Terry Sanderson’s new compilation show at the Cinema Museum on Thursday 20 December takes an affectionate and hilarious look at the history and development of female comedy over the past sixty years. Funny Women – Female Comedians from Yesterday and Today includes generous clips of some of the funniest women who ever entertained an audience.
Terry writes: “It hasn’t been easy whittling down such a wealth of great material to only two hours. Time restraints mean that, frustratingly, some superb comedy has ended up on the cutting room floor. I’ve included not only stand-ups like Jo Brand and Zoe Lyons, but actresses who specialised in comic roles in film and on TV, as well as sketch specialists like Catherine Tate.
The show starts with Mae West in a Hollywood Wild West pastiche. While hilariously seducing WC Fields she also single-handedly saves the train they are travelling on from an Indian attack.
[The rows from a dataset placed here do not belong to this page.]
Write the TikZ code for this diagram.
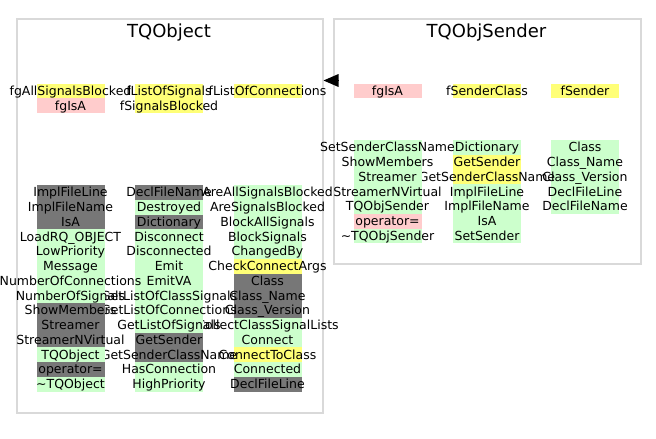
\documentclass[tikz,border=0pt]{standalone}
\usepackage{fontspec}
\setmainfont{DejaVu Sans}
\usetikzlibrary{arrows.meta}
\definecolor{pg}{HTML}{CCFFCC}
\definecolor{py}{HTML}{FFFF77}
\definecolor{pp}{HTML}{FFCCCC}
\definecolor{pd}{HTML}{777777}
\definecolor{frame}{HTML}{D9D9D9}
\tikzset{
  mem/.style={anchor=base,inner sep=0pt,font=\fontsize{12.5}{14}\selectfont},
  ttl/.style={anchor=base,inner sep=0pt,font=\fontsize{18}{20}\selectfont},
  classbox/.style={draw=frame,line width=1.5pt,fill=white,inner sep=0pt},
  inharrow/.style={-{Triangle[length=15pt,width=13pt]},line width=0pt,black},
}
\newcommand{\memcol}[4]{%
  \foreach \c/\t [count=\i from 0] in {#4} {
    \fill[fill=\c] (#2-34, #3+\i*14.75) rectangle (#2+34, #3+\i*14.75+14.75);
    \node[mem] (#1\i) at (#2, #3+\i*14.75+11.9) {\t};
  }}
\begin{document}
\begin{tikzpicture}[x=1pt,y=-1pt]
\useasboundingbox (0,0) rectangle (656,439);
% class frames
\node[classbox,minimum width=306pt,minimum height=394pt,anchor=north west] (obj) at (16,18) {};
\node[classbox,minimum width=307pt,minimum height=245pt,anchor=north west] (snd) at (333,18) {};
\node[ttl] (objtitle) at (169,37.5) {TQObject};
\node[ttl] (sndtitle) at (486.5,37.5) {TQObjSender};
% TQObject data members
\memcol{od3}{267.5}{83.5}{py/fListOfConnections}
\memcol{od2}{169}{83.5}{py/fListOfSignals, py/fSignalsBlocked}
\memcol{od1}{70.5}{83.5}{py/fgAllSignalsBlocked, pp/fgIsA}
% TQObject methods
\memcol{om3}{267.5}{185}{pg/AreAllSignalsBlocked, pg/AreSignalsBlocked, pg/BlockAllSignals, pg/BlockSignals, pg/ChangedBy, py/CheckConnectArgs, pd/Class, pd/Class\_Name, pd/Class\_Version, pg/CollectClassSignalLists, pg/Connect, py/ConnectToClass, pg/Connected, pd/DeclFileLine}
\memcol{om2}{169}{185}{pd/DeclFileName, pg/Destroyed, pd/Dictionary, pg/Disconnect, pg/Disconnected, pg/Emit, pg/EmitVA, pg/GetListOfClassSignals, pg/GetListOfConnections, pg/GetListOfSignals, pd/GetSender, pd/GetSenderClassName, pg/HasConnection, pg/HighPriority}
\memcol{om1}{70.5}{185}{pd/ImplFileLine, pd/ImplFileName, pd/IsA, pg/LoadRQ\_OBJECT, pg/LowPriority, pg/Message, pg/NumberOfConnections, pg/NumberOfSignals, pd/ShowMembers, pd/Streamer, pd/StreamerNVirtual, pg/TQObject, pd/operator=, pg/\textasciitilde TQObject}
% TQObjSender data members
\memcol{sd3}{585}{83.5}{py/fSender}
\memcol{sd2}{487}{83.5}{py/fSenderClass}
\memcol{sd1}{387.5}{83.5}{pp/fgIsA}
% TQObjSender methods
\memcol{sm3}{585}{140}{pg/Class, pg/Class\_Name, pg/Class\_Version, pg/DeclFileLine, pg/DeclFileName}
\memcol{sm2}{487}{140}{pg/Dictionary, py/GetSender, py/GetSenderClassName, pg/ImplFileLine, pg/ImplFileName, pg/IsA, pg/SetSender}
\memcol{sm1}{387.5}{140}{pg/SetSenderClassName, pg/ShowMembers, pg/Streamer, pg/StreamerNVirtual, pg/TQObjSender, pp/operator=, pg/\textasciitilde TQObjSender}
% inheritance arrow
\coordinate (arrbase) at (337,80.5);
\draw[inharrow] (arrbase) -- (obj.east |- arrbase);
\end{tikzpicture}
\end{document}
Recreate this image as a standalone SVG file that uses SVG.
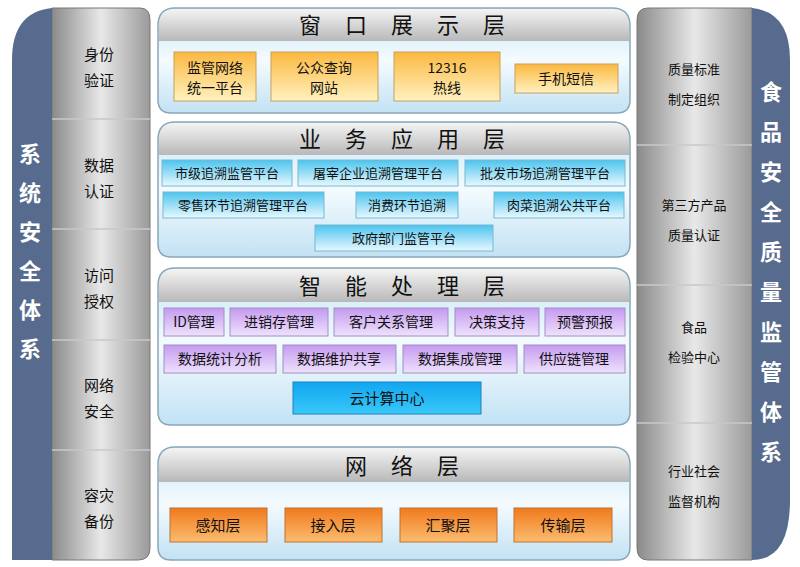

From a similar era we have the unlikely figure of Gracie Fields involved in a fantastic slapstick routine. In this clip, Our Gracie (as she was affectionately known) gives us some top-notch clowning as she finds herself forced into performing an apache dance to get a part in a show. Gracie Fields was one of the most popular artistes of her time, churning out wildly successful films and becoming one of the highest paid entertainers in the world. Her career stretched well over sixty years.
Similarly, Lucille Ball (and what kind of tribute to female comedy would it be that didn’t include her?) is in fine form in this excerpt from I Love Lucy as she auditions for an advertisement for a vitamin tonic – unaware that it contains 23% alcohol. It’s a demonstration of Ball’s perfectly pitched timing as the whole thing slides into drunken chaos.
Over decades of touring the music halls, Hylda Baker developed a persona that was instantly recognisable. Here was a diminutive figure bristling with a whole raft of hilarious mannerisms and verbal tics which she later put to good use in a popular string of TV sitcoms. Baker is one of a fine line of Lancashire eccentric comedians on the end of which we find Victoria Wood and Julie Walters.
Joyce Grenfell was, in her heyday, one of the most popular voices on radio and developed a series of monologues that were both funny and insightful. Here we’ll see the famous classroom sketch, with its immortal line “George… don’t do that!”
Irene Handl and Patricia Hayes were familiar faces in British comedy for many decades. They both made solid careers as foils for the likes of Peter Sellers, Tony Hancock, Arthur Haynes and Benny Hill. Although Irene Handl didn’t start her theatrical career until she was forty, she landed cameo roles in dozens of films. It seemed at one point that no British comedy could be made during the fifties and sixties without Handl making an appearance. Whether it was as Tony Hancock’s awful landlady Mrs Cravatt in The Rebel, or Mrs Kite, the long-suffering wife of Peter Sellers in I’m Alright Jack, she always made the most of her brief appearances. Likewise, Patricia Hayes was never out of work in TV and radio, always dependable for comic support. She also won a BAFTA for her role in the TV play Edna, the Inebriate Woman. When, towards the end of their careers, the two of them appeared in an episode of the BBC’s In Sickness and in Health, they had honed their scene-stealing techniques to perfection. Even the loud-mouthed Alf Garnett stands no chance against them – and at last a man becomes their stooge. In the clip I’ve included, which is probably my favourite of the whole show, they play barmy sisters Gwyneth and Min who wring every scrap of laughter from the brilliant Johnny Speight script.
Also in the show we’ve got Patricia Routledge in her pre-Hyacinth Bucket days, dishing out idiosyncratic advice to the lovelorn.
Women-centred sitcoms are also included – Absolutely Fabulous and The Golden Girls among them.
Of the standups, we start with a woman who it is acknowledged opened the door for many others to follow. Phyllis Diller was a quick-fire gag-mistress who learned her craft while working with Bob Hope. When she died in August this year at the age of 90, a whole parade of modern stand-ups, from Joan Rivers to Roseanne Barr, acknowledged a debt to Diller’s pioneering career.
Joan Rivers, of course, took the art of female stand-up to another level, and looking at her perform today one can see the very mixed reactions she elicits from her audience. Some of them are paralytic with laughter, others have their chins on the ground, open mouthed in disbelief at what this woman is capable of saying and how far she is prepared to go.
Ellen de Generes, on the other hand, was making it big as a stand-up in the USA and felt the time was right to tell her audience she was a lesbian. Unfortunately, they weren’t ready for this news and her career crashed. But when the dust settled, she made a barnstorming comeback and proved better than ever. In this clip we see her expertly working her audience with an enviably clever routine. The days, of course, she’s a much-loved fixture on US television.”
These are just a few of the fabulous females who will entertain us on 20 December. The show will be introduced by comedian Kate Smurthwaite and is a Cine Sisters event.